Source code of charts:
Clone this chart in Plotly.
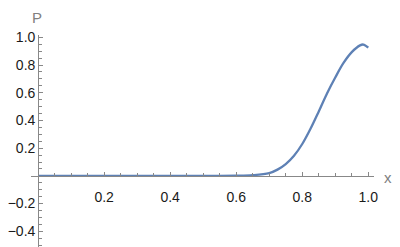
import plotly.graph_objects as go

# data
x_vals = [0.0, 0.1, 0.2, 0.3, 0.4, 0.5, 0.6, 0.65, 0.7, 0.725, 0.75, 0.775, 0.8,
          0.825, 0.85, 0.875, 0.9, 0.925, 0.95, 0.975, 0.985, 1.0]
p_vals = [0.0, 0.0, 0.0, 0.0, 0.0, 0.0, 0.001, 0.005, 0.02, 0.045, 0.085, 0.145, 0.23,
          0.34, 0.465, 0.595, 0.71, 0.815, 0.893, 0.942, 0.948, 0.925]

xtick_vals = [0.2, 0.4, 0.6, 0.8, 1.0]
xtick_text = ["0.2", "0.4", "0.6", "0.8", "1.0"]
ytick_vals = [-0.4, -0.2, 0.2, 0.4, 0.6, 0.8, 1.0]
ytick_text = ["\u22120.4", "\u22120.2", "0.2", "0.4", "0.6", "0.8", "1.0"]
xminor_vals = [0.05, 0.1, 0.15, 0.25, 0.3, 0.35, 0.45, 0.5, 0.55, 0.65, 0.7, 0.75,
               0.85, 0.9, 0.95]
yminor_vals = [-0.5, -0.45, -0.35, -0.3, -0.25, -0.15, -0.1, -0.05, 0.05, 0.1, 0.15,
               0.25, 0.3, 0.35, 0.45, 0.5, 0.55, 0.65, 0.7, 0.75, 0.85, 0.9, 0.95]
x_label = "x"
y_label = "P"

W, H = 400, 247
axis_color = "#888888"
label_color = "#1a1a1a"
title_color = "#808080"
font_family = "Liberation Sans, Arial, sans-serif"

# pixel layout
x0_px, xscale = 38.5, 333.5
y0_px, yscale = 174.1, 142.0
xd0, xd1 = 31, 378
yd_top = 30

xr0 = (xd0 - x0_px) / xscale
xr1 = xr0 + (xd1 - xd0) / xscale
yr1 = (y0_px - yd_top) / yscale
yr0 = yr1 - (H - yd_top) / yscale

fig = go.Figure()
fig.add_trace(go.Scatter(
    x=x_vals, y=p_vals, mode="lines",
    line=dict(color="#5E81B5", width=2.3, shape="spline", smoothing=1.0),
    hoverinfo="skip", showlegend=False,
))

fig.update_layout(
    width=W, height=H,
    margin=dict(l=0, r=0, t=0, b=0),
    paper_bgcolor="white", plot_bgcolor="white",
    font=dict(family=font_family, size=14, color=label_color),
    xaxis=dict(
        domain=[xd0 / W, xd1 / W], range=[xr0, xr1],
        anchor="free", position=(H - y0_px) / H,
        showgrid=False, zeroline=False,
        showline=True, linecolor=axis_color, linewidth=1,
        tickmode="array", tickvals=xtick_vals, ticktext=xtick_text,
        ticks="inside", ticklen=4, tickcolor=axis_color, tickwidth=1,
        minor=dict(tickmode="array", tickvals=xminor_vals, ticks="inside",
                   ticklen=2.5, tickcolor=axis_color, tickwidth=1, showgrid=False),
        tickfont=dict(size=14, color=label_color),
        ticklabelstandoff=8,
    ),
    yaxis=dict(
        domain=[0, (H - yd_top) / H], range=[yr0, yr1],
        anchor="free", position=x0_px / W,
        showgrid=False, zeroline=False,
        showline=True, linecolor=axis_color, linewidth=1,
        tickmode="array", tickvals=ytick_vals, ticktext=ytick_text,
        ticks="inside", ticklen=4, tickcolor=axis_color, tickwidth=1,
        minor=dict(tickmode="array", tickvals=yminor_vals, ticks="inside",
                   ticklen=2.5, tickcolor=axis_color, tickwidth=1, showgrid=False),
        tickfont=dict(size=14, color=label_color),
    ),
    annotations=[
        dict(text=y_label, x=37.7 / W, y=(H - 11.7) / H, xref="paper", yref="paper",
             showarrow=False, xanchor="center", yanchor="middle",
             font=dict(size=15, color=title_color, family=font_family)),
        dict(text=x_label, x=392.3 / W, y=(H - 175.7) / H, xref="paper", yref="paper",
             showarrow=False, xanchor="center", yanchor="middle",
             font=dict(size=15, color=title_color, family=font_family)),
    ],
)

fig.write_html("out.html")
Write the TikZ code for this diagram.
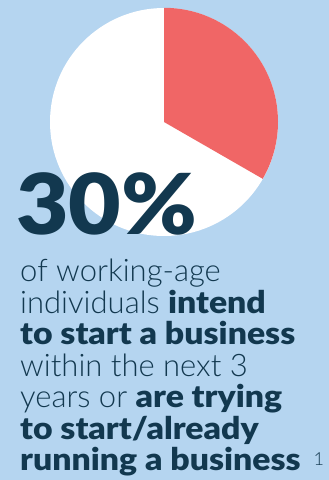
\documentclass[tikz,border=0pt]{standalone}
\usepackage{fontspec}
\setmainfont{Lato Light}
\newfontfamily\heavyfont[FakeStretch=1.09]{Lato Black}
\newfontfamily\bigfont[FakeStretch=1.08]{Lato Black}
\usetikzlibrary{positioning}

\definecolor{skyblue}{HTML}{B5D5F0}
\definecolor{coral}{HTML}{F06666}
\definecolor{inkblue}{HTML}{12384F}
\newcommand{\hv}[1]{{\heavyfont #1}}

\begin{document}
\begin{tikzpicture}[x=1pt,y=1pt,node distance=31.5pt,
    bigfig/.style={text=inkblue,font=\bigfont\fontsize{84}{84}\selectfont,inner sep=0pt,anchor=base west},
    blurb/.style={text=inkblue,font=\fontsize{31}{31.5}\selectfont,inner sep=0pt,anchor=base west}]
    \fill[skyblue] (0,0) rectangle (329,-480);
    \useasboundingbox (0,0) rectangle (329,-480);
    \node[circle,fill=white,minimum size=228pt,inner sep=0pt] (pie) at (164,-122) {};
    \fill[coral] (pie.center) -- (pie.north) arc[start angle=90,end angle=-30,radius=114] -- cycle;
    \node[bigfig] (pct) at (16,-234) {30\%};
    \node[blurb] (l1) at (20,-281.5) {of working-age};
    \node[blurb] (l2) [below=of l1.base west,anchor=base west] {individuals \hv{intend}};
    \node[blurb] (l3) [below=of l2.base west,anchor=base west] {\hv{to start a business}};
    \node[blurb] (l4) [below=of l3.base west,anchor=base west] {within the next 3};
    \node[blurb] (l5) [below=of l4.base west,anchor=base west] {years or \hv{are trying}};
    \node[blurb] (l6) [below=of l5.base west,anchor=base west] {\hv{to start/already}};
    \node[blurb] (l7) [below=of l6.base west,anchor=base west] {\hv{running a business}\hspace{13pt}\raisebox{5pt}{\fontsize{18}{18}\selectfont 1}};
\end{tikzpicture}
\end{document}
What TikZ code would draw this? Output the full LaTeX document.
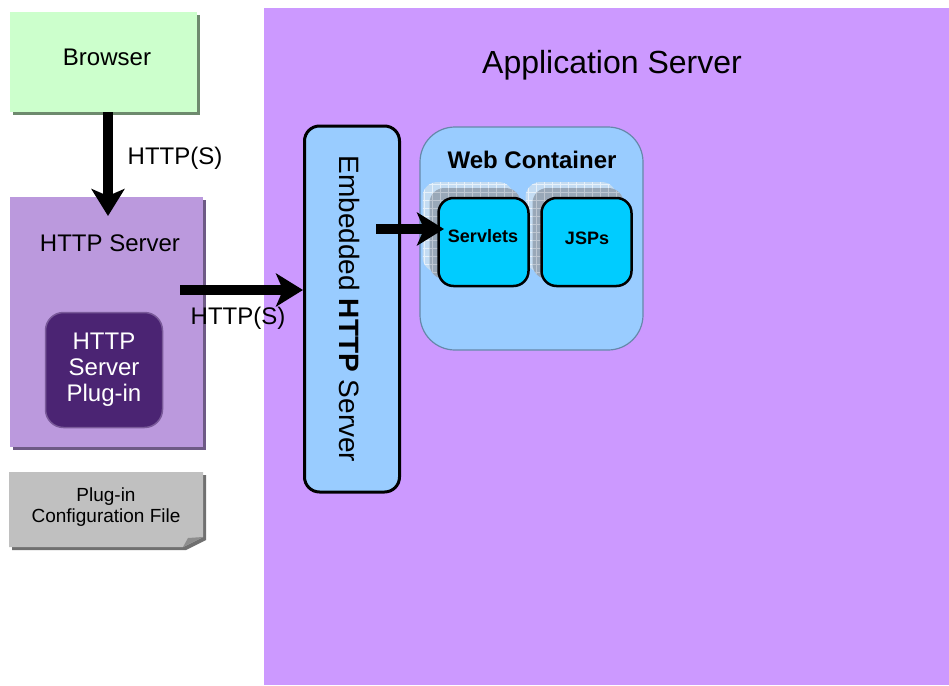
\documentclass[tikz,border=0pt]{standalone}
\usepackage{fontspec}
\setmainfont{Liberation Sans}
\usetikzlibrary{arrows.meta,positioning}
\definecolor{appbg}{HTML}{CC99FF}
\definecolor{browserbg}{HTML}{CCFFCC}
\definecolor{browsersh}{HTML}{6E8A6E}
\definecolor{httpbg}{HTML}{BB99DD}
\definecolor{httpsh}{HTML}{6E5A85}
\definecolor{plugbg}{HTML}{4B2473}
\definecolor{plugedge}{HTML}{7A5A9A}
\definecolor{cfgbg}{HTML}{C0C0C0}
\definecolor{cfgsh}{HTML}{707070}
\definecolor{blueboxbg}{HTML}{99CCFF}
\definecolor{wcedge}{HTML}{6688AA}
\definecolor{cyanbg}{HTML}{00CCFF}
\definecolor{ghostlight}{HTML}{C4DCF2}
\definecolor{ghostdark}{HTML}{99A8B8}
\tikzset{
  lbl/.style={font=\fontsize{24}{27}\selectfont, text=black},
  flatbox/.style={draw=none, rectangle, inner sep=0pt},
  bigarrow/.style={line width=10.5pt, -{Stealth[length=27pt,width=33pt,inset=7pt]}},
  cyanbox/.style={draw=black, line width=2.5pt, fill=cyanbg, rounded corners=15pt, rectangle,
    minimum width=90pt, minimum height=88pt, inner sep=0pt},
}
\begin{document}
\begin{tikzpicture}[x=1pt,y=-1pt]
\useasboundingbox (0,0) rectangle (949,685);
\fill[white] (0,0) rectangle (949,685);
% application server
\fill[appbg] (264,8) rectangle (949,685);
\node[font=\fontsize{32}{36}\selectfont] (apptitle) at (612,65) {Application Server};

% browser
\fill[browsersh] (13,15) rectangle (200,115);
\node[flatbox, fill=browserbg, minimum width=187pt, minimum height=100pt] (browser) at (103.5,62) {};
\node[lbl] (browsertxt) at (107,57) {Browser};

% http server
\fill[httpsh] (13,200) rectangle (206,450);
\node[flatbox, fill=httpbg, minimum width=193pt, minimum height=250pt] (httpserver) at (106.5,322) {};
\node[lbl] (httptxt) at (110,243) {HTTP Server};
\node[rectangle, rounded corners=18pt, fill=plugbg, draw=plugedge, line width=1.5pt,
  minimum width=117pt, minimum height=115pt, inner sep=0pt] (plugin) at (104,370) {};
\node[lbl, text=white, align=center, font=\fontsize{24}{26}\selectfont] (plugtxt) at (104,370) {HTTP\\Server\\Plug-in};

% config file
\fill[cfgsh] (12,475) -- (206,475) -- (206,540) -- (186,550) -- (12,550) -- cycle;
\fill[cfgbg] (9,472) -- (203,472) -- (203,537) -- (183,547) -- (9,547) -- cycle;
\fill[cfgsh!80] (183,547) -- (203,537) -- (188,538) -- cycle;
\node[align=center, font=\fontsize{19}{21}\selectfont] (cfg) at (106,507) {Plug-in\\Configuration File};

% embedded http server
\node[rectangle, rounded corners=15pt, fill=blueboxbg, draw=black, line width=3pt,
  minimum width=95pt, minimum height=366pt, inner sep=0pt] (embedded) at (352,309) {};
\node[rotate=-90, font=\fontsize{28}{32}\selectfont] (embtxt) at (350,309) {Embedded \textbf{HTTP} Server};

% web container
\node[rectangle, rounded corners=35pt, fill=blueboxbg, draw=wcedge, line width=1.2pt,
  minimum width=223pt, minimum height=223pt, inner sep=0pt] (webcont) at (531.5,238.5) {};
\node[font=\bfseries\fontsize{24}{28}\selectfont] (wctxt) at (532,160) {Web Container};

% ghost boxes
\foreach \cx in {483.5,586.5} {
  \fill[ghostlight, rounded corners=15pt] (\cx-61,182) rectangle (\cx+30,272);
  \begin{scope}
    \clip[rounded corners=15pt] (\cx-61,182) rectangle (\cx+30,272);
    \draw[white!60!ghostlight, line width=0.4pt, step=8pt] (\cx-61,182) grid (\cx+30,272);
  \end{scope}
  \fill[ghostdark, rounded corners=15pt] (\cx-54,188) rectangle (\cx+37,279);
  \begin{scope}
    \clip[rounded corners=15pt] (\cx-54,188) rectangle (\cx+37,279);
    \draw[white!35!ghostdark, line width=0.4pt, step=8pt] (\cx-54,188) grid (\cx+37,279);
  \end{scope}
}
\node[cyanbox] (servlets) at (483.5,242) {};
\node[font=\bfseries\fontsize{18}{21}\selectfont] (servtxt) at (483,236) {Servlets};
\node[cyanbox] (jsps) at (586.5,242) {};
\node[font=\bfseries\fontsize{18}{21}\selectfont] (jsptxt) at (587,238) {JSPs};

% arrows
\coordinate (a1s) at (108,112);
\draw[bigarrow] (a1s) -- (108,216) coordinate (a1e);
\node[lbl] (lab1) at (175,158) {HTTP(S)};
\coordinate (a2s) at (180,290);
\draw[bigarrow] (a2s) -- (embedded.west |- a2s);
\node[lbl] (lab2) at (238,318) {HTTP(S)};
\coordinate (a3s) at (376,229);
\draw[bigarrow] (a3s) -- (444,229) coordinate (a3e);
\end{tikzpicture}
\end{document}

**EXERCISE OBJECTIVE**
Keep to the lines above from the line with "What TikZ code" to the line with "(plugtxt) at (104,370)", and set down exactly those, inclusive, with nothing else and every picture left out.

**EXPECTED OUTPUT**
What TikZ code would draw this? Output the full LaTeX document.
\documentclass[tikz,border=0pt]{standalone}
\usepackage{fontspec}
\setmainfont{Liberation Sans}
\usetikzlibrary{arrows.meta,positioning}
\definecolor{appbg}{HTML}{CC99FF}
\definecolor{browserbg}{HTML}{CCFFCC}
\definecolor{browsersh}{HTML}{6E8A6E}
\definecolor{httpbg}{HTML}{BB99DD}
\definecolor{httpsh}{HTML}{6E5A85}
\definecolor{plugbg}{HTML}{4B2473}
\definecolor{plugedge}{HTML}{7A5A9A}
\definecolor{cfgbg}{HTML}{C0C0C0}
\definecolor{cfgsh}{HTML}{707070}
\definecolor{blueboxbg}{HTML}{99CCFF}
\definecolor{wcedge}{HTML}{6688AA}
\definecolor{cyanbg}{HTML}{00CCFF}
\definecolor{ghostlight}{HTML}{C4DCF2}
\definecolor{ghostdark}{HTML}{99A8B8}
\tikzset{
  lbl/.style={font=\fontsize{24}{27}\selectfont, text=black},
  flatbox/.style={draw=none, rectangle, inner sep=0pt},
  bigarrow/.style={line width=10.5pt, -{Stealth[length=27pt,width=33pt,inset=7pt]}},
  cyanbox/.style={draw=black, line width=2.5pt, fill=cyanbg, rounded corners=15pt, rectangle,
    minimum width=90pt, minimum height=88pt, inner sep=0pt},
}
\begin{document}
\begin{tikzpicture}[x=1pt,y=-1pt]
\useasboundingbox (0,0) rectangle (949,685);
\fill[white] (0,0) rectangle (949,685);
% application server
\fill[appbg] (264,8) rectangle (949,685);
\node[font=\fontsize{32}{36}\selectfont] (apptitle) at (612,65) {Application Server};

% browser
\fill[browsersh] (13,15) rectangle (200,115);
\node[flatbox, fill=browserbg, minimum width=187pt, minimum height=100pt] (browser) at (103.5,62) {};
\node[lbl] (browsertxt) at (107,57) {Browser};

% http server
\fill[httpsh] (13,200) rectangle (206,450);
\node[flatbox, fill=httpbg, minimum width=193pt, minimum height=250pt] (httpserver) at (106.5,322) {};
\node[lbl] (httptxt) at (110,243) {HTTP Server};
\node[rectangle, rounded corners=18pt, fill=plugbg, draw=plugedge, line width=1.5pt,
  minimum width=117pt, minimum height=115pt, inner sep=0pt] (plugin) at (104,370) {};
\node[lbl, text=white, align=center, font=\fontsize{24}{26}\selectfont] (plugtxt) at (104,370) {HTTP\\Server\\Plug-in};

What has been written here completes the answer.